According to the BBC, the first stop for Dippy the Diplodocus will be Dorset County Museum, where it will be displayed inside a very tight Victorian hall. Dippy was set up in the National History Museum in 1905 after Nineteenth-Century industrialist and philanthropist Andrew Carnegie donated it. The massive skeleton survived the bombing in London during World War II by being moved to the basement of the museum.

The dinosaur skeleton spans 26 meters in length and is 4.17 meters high and 4.3 meters wide, according to the Belfast Telegraph. Dippy has 292 bones, but whenever it’s packed up for shipping, it is disassembled into only 86 pieces. It took about two weeks for the team to assemble the diplodocus at the Dorset County Museum.

In order to set up the skeleton, the museum had to remove parts of the iron railing on a balcony that runs along the ends of the hall just to get the fossil cast into the building, adds the BBC. Placing Dippy in such a tight room serves to make it look even larger than ever before, enabling visitors to more fully appreciate its massive size.

The hall will also provide visitors a fresh perspective by standing on the balcony. Dippy is positioned in such a way that visitors might consider what it would have been like to ride the massive dinosaur long ago. At the other end of the balcony, visitors will get the opportunity to stare directly into the Diplodocus’ face. Visitors won’t be able to touch Dippy’s skull because a screen will prevent them from doing it, but the balcony apparently will allow for some very interesting photos.

While in Canada, Dippy the Diplodocus picked up a new support frame and was cleaned thoroughly before being mounted on it. According to the BBC, this was the primary purpose for the trip abroad. Another major change made to Dippy is the addition of hands that are more anatomically correct. When the dinosaur was originally displayed in London, it was shown with two pairs of back feet.
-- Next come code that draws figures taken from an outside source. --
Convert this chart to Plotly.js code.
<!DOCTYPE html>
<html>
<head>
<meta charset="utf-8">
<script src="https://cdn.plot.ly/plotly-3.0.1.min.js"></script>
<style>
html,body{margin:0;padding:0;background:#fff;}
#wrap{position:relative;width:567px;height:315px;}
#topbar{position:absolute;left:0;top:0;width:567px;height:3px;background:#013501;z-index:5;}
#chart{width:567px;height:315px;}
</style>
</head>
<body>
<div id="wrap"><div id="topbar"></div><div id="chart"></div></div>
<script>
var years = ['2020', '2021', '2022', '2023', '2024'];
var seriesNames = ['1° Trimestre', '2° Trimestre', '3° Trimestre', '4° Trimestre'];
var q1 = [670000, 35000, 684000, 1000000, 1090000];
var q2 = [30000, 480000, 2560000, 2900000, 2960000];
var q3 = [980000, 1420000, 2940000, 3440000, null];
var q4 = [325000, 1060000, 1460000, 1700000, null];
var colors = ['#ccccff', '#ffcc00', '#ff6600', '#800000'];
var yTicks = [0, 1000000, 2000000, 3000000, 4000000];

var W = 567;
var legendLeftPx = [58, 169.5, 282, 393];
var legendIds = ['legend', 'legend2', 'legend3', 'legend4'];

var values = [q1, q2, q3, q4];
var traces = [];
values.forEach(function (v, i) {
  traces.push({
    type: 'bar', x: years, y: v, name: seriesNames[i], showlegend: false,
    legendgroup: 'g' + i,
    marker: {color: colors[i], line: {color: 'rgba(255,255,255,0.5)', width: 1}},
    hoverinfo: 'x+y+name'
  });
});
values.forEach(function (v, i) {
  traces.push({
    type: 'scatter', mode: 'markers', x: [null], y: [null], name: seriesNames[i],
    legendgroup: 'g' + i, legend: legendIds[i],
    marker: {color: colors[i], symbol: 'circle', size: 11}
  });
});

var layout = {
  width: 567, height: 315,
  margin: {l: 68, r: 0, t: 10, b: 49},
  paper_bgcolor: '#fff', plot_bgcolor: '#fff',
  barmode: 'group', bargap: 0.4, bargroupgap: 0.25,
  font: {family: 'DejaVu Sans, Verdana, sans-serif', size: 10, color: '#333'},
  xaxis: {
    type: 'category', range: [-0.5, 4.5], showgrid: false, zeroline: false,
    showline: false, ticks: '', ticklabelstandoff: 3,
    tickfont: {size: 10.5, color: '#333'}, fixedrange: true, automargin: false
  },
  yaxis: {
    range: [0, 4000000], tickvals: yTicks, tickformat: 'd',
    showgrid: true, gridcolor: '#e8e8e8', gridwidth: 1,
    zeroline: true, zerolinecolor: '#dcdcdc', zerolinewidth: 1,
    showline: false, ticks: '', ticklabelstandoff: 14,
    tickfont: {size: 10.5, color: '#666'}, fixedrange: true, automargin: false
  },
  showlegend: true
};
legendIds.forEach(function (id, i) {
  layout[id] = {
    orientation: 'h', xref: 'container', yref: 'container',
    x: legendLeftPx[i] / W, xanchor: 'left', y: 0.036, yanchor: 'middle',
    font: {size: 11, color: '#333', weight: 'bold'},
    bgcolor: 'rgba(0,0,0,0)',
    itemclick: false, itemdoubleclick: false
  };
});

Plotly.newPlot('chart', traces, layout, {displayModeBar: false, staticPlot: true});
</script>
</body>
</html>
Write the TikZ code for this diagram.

A spokesperson for the National History Museum told The Guardian that they wanted to take Dippy the Diplodocus to some rather unusual locations so that people who don’t tend to go to museums might get to see it. He explained that the dinosaur is one of the most well-known museum objects in the U.K.

After stopping in the Dorset County Museum, Dippy the Diplodocus will be heading to the Birmingham Museum and Art Gallery, followed by Belfast’s Ulster Museum and then Glasgow’s Kelvingrove Art Gallery and Museum. Dippy will then be off to the Great North Museum: Hacock in Newcastle upon Tyne, followed by the National Assembly for Wales in Cardiff. The final two stops on Dippy’s U.K. tour are Number One Riverside in Rochdale and Norwich Cathedral in Norwich. The entire tour will last three years, according to the Belfast Telegraph.